Almyra B. "Myra" Spafard (March 24, 1864 – March 13, 1940) was an American artist. Her watercolor paintings of flowers were exhibited in American cities, mainly in the 1890s and 1900s.

==Early life and education==
Spafard was born in Manchester, Michigan, the daughter of Thomas Franklin (Frank) Spafard and Sarah Maria Carpenter Spafard. She attended Cooper Union in the 1880s, and earned a bachelor's degree in education from Teachers College, Columbia University in 1892, She also studied at the Art Students' League and the Chase Art School. Her aunt, Emily Maria Scott, and Henry B. Snell were among her teachers.

==Career==
Like her aunt and mentor E. M. Scott, Spafard was known for her botanical paintings. Her work was included in exhibitions at the National Academy of Design in 1888, the Pennsylvania Academy of the Fine Arts in 1896, the American Water-Color Society in 1901 and 1903, the Boston Art Club in 1902 and 1903, the Louisiana Purchase Exposition in St.
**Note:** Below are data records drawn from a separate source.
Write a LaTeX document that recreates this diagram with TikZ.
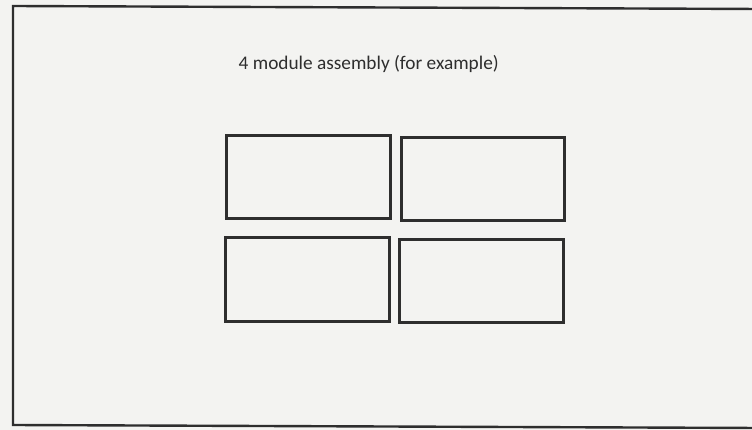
\documentclass[tikz,border=0pt]{standalone}
\usepackage{fontspec}
\setmainfont{Carlito}
\definecolor{paper}{HTML}{F3F3F1}
\definecolor{ink}{HTML}{2E2E2E}
\tikzset{
  module/.style={draw=ink, line width=2.8pt},
  frame/.style={draw=ink, line width=2.4pt},
  caption/.style={text=ink, font=\fontsize{19.3}{21}\selectfont, inner sep=0pt, anchor=base west}
}
\begin{document}
\begin{tikzpicture}[x=1pt,y=-1pt]
\fill[paper] (0,0) rectangle (752,430);
\useasboundingbox (0,0) rectangle (752,430);
\draw[frame] (760,9) -- (13,6) -- (13,425) -- (760,428);
\node[caption] (title) at (238.5,69.5) {4 module assembly (for example)};
\draw[module] (226.5,135.5) rectangle (390.5,218.5);
\draw[module] (401.5,137.5) rectangle (564.5,220.5);
\draw[module] (225.5,237.5) rectangle (389.5,321.5);
\draw[module] (399.5,239.5) rectangle (563.5,322.5);
\end{tikzpicture}
\end{document}
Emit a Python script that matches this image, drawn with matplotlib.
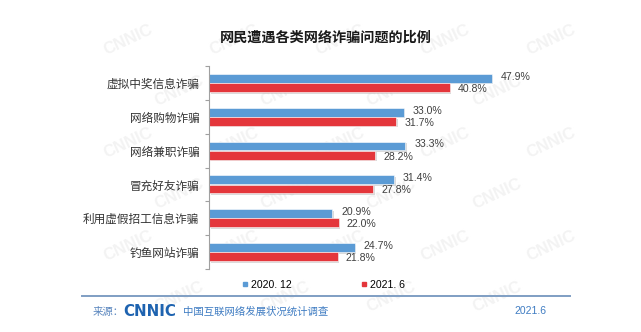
import matplotlib
matplotlib.use("Agg")
import matplotlib.pyplot as plt
import matplotlib.patheffects as pe
from matplotlib.lines import Line2D
import numpy as np

categories = ["虚拟中奖信息诈骗", "网络购物诈骗", "网络兼职诈骗", "冒充好友诈骗", "利用虚假招工信息诈骗", "钓鱼网站诈骗"]
series_names = ["2020. 12", "2021. 6"]
values_2020 = [47.9, 33.0, 33.3, 31.4, 20.9, 24.7]
values_2021 = [40.8, 31.7, 28.2, 27.8, 22.0, 21.8]

title = "网民遭遇各类网络诈骗问题的比例"
source_label = "来源："
logo_text = "CNNIC"
survey_text = "中国互联网络发展状况统计调查"
date_text = "2021.6"

CJK = ["Noto Sans CJK SC", "DejaVu Sans"]
LAT = ["Liberation Sans", "Noto Sans CJK SC", "DejaVu Sans"]
plt.rcParams["font.family"] = CJK

blue = "#5B9BD5"
red = "#E4363B"

fig = plt.figure(figsize=(6.41, 3.32), dpi=100)
fig.patch.set_facecolor("white")

# faint watermark inside the slide area
for row in range(6):
    for col in range(5):
        x = 0.20 + col * 0.165 + (row % 2) * 0.08
        yy = 0.88 - row * 0.155
        if 0.14 < x < 0.88:
            fig.text(x, yy, "CNNIC", fontsize=12, fontweight="bold", color="#F3F3F3",
                     rotation=25, ha="center", va="center", family=LAT, zorder=0)

ax = fig.add_axes([209 / 641, 1 - 269 / 332, 354 / 641, 203 / 332])
ax.set_facecolor("none")
ax.set_zorder(2)

y = np.arange(len(categories))
h = 0.26
off = 0.135
shadow = [pe.SimplePatchShadow(offset=(1.2, -1.2), shadow_rgbFace="#999999", alpha=0.35), pe.Normal()]
ax.barh(y - off, values_2020, height=h, color=blue, edgecolor="white", linewidth=0.4, path_effects=shadow)
ax.barh(y + off, values_2021, height=h, color=red, edgecolor="white", linewidth=0.4, path_effects=shadow)

for v, yy in zip(values_2020, y - off):
    ax.annotate(f"{v:.1f}%", (v, yy), xytext=(6.3, 1.2), textcoords="offset points",
                ha="left", va="center", fontsize=7.6, color="#404040", family=LAT)
for v, yy in zip(values_2021, y + off):
    ax.annotate(f"{v:.1f}%", (v, yy), xytext=(5.8, -1.0), textcoords="offset points",
                ha="left", va="center", fontsize=7.6, color="#404040", family=LAT)

ax.set_xlim(0, 60)
ax.set_ylim(len(categories) - 0.5, -0.5)
ax.set_yticks(y)
ax.set_yticklabels(categories, fontsize=8.4, color="#333333")
ax.set_yticks(np.arange(-0.5, len(categories), 1.0), minor=True)
ax.tick_params(axis="y", which="major", length=0, pad=7)
ax.tick_params(axis="y", which="minor", length=3, color="#A0A0A0", width=0.8)
ax.set_xticks([])
for s in ["top", "right", "bottom"]:
    ax.spines[s].set_visible(False)
ax.spines["left"].set_color("#A0A0A0")
ax.spines["left"].set_linewidth(0.8)

fig.text(326 / 641, 1 - 38 / 332, title, fontsize=10.2, fontweight="bold",
         color="#1a1a1a", ha="center", va="center", family=CJK)

handles = [Line2D([], [], marker="s", linestyle="none", markersize=3.2, color=blue),
           Line2D([], [], marker="s", linestyle="none", markersize=3.2, color=red)]
fig.legend(handles, series_names, loc="center", bbox_to_anchor=(324 / 641, 1 - 285 / 332),
           ncol=2, frameon=False, handlelength=0.5, handletextpad=0.3,
           columnspacing=6.6, prop={"family": LAT, "size": 7.6})

fig.add_artist(Line2D([82 / 641, 570 / 641], [1 - 296 / 332, 1 - 296 / 332],
                      transform=fig.transFigure, color="#7F9EC3", linewidth=1.4))

fig.text(93 / 641, 1 - 312 / 332, source_label, fontsize=7.5, color="#5A86BE",
         ha="left", va="center", family=CJK)
fig.text(123 / 641, 1 - 311 / 332, logo_text, fontsize=10.8, fontweight="heavy",
         color="#1E63B0", ha="left", va="center", family=["DejaVu Sans"])
fig.text(183 / 641, 1 - 312 / 332, survey_text, fontsize=7.5, color="#3F7CC2",
         ha="left", va="center", family=CJK)
fig.text(546 / 641, 1 - 311 / 332, date_text, fontsize=7.5, color="#3F7CC2",
         ha="right", va="center", family=LAT)

fig.savefig("out.png", dpi=100)
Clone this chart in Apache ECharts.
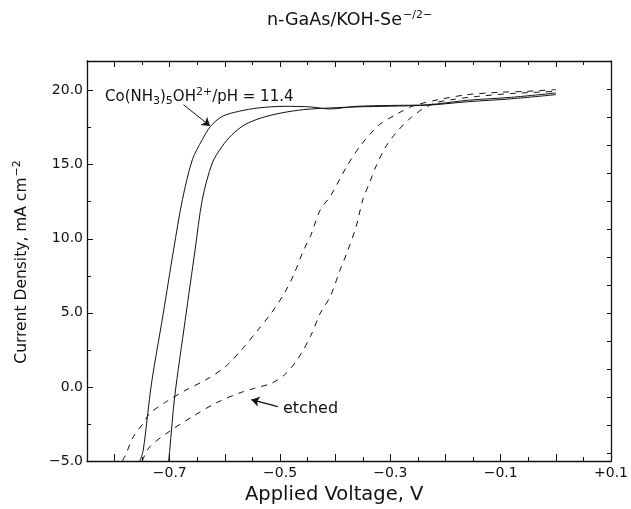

Louis in 1904, the St. Paul School of Fine Arts in 1905, the Art Institute of Chicago in 1907, and the Philadelphia Water Color Exhibition, also in 1904.

Later in life, she taught art at Southeastern High School in Detroit.
==Personal life and legacy==
Spafard died in 1940, in Ann Arbor, Michigan, at the age of 75. Her work is in the collection of Middlebury College Museum of Art.